### Given information
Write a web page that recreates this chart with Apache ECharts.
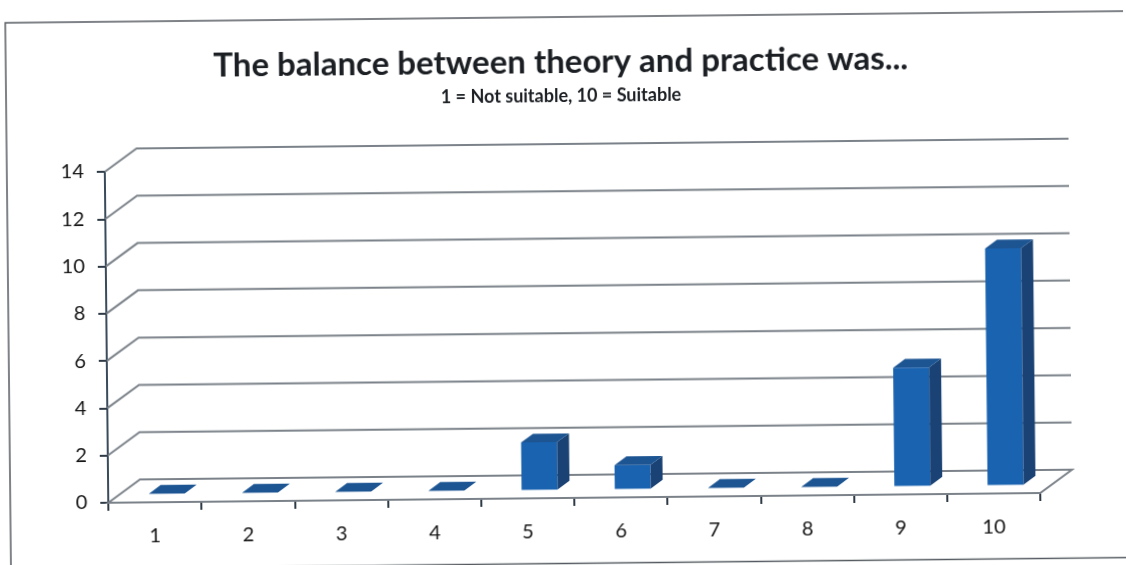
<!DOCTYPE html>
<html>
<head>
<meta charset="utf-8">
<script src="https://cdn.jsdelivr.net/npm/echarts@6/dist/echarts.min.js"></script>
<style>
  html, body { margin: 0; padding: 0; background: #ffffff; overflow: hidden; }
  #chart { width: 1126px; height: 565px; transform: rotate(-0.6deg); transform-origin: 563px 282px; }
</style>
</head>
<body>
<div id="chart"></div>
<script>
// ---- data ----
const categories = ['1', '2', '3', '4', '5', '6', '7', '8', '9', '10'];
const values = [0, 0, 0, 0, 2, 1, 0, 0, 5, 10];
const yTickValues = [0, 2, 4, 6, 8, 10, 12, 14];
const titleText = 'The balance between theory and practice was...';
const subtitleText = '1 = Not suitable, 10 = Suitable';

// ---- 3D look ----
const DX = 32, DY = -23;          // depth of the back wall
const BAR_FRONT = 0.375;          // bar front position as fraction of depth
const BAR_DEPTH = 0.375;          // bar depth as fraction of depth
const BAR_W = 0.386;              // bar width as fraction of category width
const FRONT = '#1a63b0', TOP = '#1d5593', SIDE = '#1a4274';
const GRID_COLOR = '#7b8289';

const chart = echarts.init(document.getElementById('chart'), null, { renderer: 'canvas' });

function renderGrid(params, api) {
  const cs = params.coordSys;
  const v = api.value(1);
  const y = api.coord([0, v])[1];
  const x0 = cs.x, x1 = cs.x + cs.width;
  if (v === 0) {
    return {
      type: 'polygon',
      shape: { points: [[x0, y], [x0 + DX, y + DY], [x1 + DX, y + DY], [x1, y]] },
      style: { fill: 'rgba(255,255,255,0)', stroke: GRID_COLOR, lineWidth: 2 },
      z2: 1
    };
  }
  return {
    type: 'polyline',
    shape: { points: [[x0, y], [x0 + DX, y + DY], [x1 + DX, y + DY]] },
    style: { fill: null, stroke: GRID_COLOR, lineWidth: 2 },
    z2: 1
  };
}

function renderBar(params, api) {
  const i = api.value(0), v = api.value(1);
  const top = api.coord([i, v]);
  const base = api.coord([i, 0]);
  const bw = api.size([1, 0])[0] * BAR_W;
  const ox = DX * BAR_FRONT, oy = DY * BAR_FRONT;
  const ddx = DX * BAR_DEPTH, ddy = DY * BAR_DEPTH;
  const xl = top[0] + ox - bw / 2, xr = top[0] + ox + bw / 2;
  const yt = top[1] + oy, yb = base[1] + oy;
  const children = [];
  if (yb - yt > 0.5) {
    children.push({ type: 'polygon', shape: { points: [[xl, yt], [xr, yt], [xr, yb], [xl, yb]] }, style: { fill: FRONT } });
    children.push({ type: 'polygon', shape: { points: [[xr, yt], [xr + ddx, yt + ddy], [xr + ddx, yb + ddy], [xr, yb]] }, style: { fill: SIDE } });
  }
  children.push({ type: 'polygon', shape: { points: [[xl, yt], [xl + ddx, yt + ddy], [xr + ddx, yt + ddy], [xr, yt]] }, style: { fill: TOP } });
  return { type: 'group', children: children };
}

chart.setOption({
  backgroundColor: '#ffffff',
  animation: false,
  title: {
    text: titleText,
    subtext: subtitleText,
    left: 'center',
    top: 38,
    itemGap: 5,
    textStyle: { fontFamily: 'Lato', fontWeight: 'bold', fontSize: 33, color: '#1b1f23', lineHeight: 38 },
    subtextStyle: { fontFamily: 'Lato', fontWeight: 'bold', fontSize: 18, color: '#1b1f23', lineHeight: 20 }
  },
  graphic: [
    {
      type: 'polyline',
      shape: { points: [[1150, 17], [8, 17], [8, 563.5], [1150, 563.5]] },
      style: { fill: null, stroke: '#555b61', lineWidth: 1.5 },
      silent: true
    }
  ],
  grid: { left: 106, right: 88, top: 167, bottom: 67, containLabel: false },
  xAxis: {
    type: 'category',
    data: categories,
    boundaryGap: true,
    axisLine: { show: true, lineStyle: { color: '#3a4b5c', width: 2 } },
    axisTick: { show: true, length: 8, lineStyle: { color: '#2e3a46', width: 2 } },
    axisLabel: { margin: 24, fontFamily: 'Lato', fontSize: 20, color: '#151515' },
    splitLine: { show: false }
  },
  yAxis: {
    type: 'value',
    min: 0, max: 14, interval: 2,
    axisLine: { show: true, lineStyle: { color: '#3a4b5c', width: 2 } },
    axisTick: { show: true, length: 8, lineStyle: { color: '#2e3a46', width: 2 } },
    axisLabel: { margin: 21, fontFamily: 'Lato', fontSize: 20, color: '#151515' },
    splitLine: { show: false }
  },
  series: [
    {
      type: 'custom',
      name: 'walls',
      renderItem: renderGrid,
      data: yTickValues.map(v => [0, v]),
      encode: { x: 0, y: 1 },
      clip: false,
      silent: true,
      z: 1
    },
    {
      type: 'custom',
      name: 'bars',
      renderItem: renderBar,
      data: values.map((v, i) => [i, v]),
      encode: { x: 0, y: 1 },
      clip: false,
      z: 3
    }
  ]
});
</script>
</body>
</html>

### Set exercise
Reproduce the full material exactly, excluding the pictures.

### Output of the exercise
Write a web page that recreates this chart with Apache ECharts.
<!DOCTYPE html>
<html>
<head>
<meta charset="utf-8">
<script src="https://cdn.jsdelivr.net/npm/echarts@6/dist/echarts.min.js"></script>
<style>
  html, body { margin: 0; padding: 0; background: #ffffff; overflow: hidden; }
  #chart { width: 1126px; height: 565px; transform: rotate(-0.6deg); transform-origin: 563px 282px; }
</style>
</head>
<body>
<div id="chart"></div>
<script>
// ---- data ----
const categories = ['1', '2', '3', '4', '5', '6', '7', '8', '9', '10'];
const values = [0, 0, 0, 0, 2, 1, 0, 0, 5, 10];
const yTickValues = [0, 2, 4, 6, 8, 10, 12, 14];
const titleText = 'The balance between theory and practice was...';
const subtitleText = '1 = Not suitable, 10 = Suitable';

// ---- 3D look ----
const DX = 32, DY = -23;          // depth of the back wall
const BAR_FRONT = 0.375;          // bar front position as fraction of depth
const BAR_DEPTH = 0.375;          // bar depth as fraction of depth
const BAR_W = 0.386;              // bar width as fraction of category width
const FRONT = '#1a63b0', TOP = '#1d5593', SIDE = '#1a4274';
const GRID_COLOR = '#7b8289';

const chart = echarts.init(document.getElementById('chart'), null, { renderer: 'canvas' });

function renderGrid(params, api) {
  const cs = params.coordSys;
  const v = api.value(1);
  const y = api.coord([0, v])[1];
  const x0 = cs.x, x1 = cs.x + cs.width;
  if (v === 0) {
    return {
      type: 'polygon',
      shape: { points: [[x0, y], [x0 + DX, y + DY], [x1 + DX, y + DY], [x1, y]] },
      style: { fill: 'rgba(255,255,255,0)', stroke: GRID_COLOR, lineWidth: 2 },
      z2: 1
    };
  }
  return {
    type: 'polyline',
    shape: { points: [[x0, y], [x0 + DX, y + DY], [x1 + DX, y + DY]] },
    style: { fill: null, stroke: GRID_COLOR, lineWidth: 2 },
    z2: 1
  };
}

function renderBar(params, api) {
  const i = api.value(0), v = api.value(1);
  const top = api.coord([i, v]);
  const base = api.coord([i, 0]);
  const bw = api.size([1, 0])[0] * BAR_W;
  const ox = DX * BAR_FRONT, oy = DY * BAR_FRONT;
  const ddx = DX * BAR_DEPTH, ddy = DY * BAR_DEPTH;
  const xl = top[0] + ox - bw / 2, xr = top[0] + ox + bw / 2;
  const yt = top[1] + oy, yb = base[1] + oy;
  const children = [];
  if (yb - yt > 0.5) {
    children.push({ type: 'polygon', shape: { points: [[xl, yt], [xr, yt], [xr, yb], [xl, yb]] }, style: { fill: FRONT } });
    children.push({ type: 'polygon', shape: { points: [[xr, yt], [xr + ddx, yt + ddy], [xr + ddx, yb + ddy], [xr, yb]] }, style: { fill: SIDE } });
  }
  children.push({ type: 'polygon', shape: { points: [[xl, yt], [xl + ddx, yt + ddy], [xr + ddx, yt + ddy], [xr, yt]] }, style: { fill: TOP } });
  return { type: 'group', children: children };
}

chart.setOption({
  backgroundColor: '#ffffff',
  animation: false,
  title: {
    text: titleText,
    subtext: subtitleText,
    left: 'center',
    top: 38,
    itemGap: 5,
    textStyle: { fontFamily: 'Lato', fontWeight: 'bold', fontSize: 33, color: '#1b1f23', lineHeight: 38 },
    subtextStyle: { fontFamily: 'Lato', fontWeight: 'bold', fontSize: 18, color: '#1b1f23', lineHeight: 20 }
  },
  graphic: [
    {
      type: 'polyline',
      shape: { points: [[1150, 17], [8, 17], [8, 563.5], [1150, 563.5]] },
      style: { fill: null, stroke: '#555b61', lineWidth: 1.5 },
      silent: true
    }
  ],
  grid: { left: 106, right: 88, top: 167, bottom: 67, containLabel: false },
  xAxis: {
    type: 'category',
    data: categories,
    boundaryGap: true,
    axisLine: { show: true, lineStyle: { color: '#3a4b5c', width: 2 } },
    axisTick: { show: true, length: 8, lineStyle: { color: '#2e3a46', width: 2 } },
    axisLabel: { margin: 24, fontFamily: 'Lato', fontSize: 20, color: '#151515' },
    splitLine: { show: false }
  },
  yAxis: {
    type: 'value',
    min: 0, max: 14, interval: 2,
    axisLine: { show: true, lineStyle: { color: '#3a4b5c', width: 2 } },
    axisTick: { show: true, length: 8, lineStyle: { color: '#2e3a46', width: 2 } },
    axisLabel: { margin: 21, fontFamily: 'Lato', fontSize: 20, color: '#151515' },
    splitLine: { show: false }
  },
  series: [
    {
      type: 'custom',
      name: 'walls',
      renderItem: renderGrid,
      data: yTickValues.map(v => [0, v]),
      encode: { x: 0, y: 1 },
      clip: false,
      silent: true,
      z: 1
    },
    {
      type: 'custom',
      name: 'bars',
      renderItem: renderBar,
      data: values.map((v, i) => [i, v]),
      encode: { x: 0, y: 1 },
      clip: false,
      z: 3
    }
  ]
});
</script>
</body>
</html>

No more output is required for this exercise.